Establish greater confidence in the software product from the development team. Overall, effective application of Continuous Integration practices can provide greater confidence in producing a software product. With every build, your team knows that tests are run against the software to verify behavior, that project coding and design standards are met, and that the result is a functionally testable product. Since a Continuous Integration system can inform you when something goes wrong, developers and other team members have more confidence in making changes. Because Continuous Integration encourages a single-source point from which all software assets are built, there is greater confidence in its accuracy.
Disadvantages
Increased overhead in maintaining the Continuous Integration system. This is usually a misguided perception, because the need to integrate, test, inspect and deploy exists regardless of whether you are using Continuous Integration.

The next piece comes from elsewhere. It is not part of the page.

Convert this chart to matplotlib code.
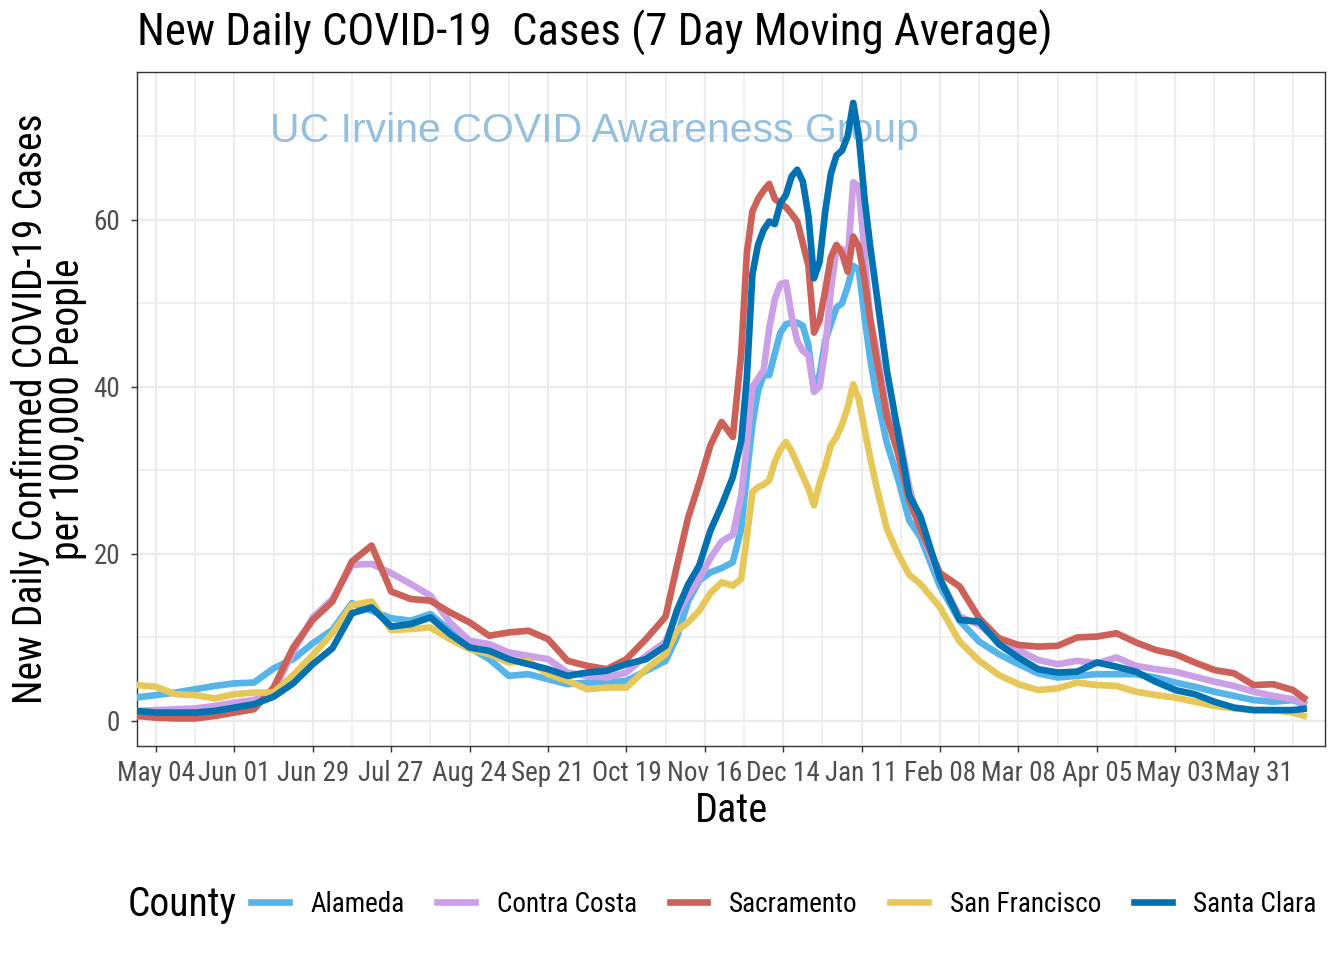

Too much change. Some may feel there are too many processes that need to change to achieve Continuous Integration for their legacy project. An incremental approach to Continuous Integration is most effective; first add builds and tests with a lower occurrence (for example, a daily build), then increase the frequency as everyone gets comfortable with the results.
Too many failed builds. Typically, this occurs when developers are not performing a private build before committing their code to the version-control repository. It could be that a developer forgot to check in a file or had some failed tests. Rapid response is imperative when using Continuous Integration because of the frequency of changes.
Additional hardware/software costs. To effectively use Continuous Integration, a separate integration machine should be acquired.
Developers should be performing these activities. Sometimes management feels that Continuous Integration is just duplicating the activities that developers should be performing anyway. Yes, developers should be performing some of these activities, but they need to perform them more effectively and reliably in a separate environment. Leveraging automated tools can improve the efficiency and frequency of these activities.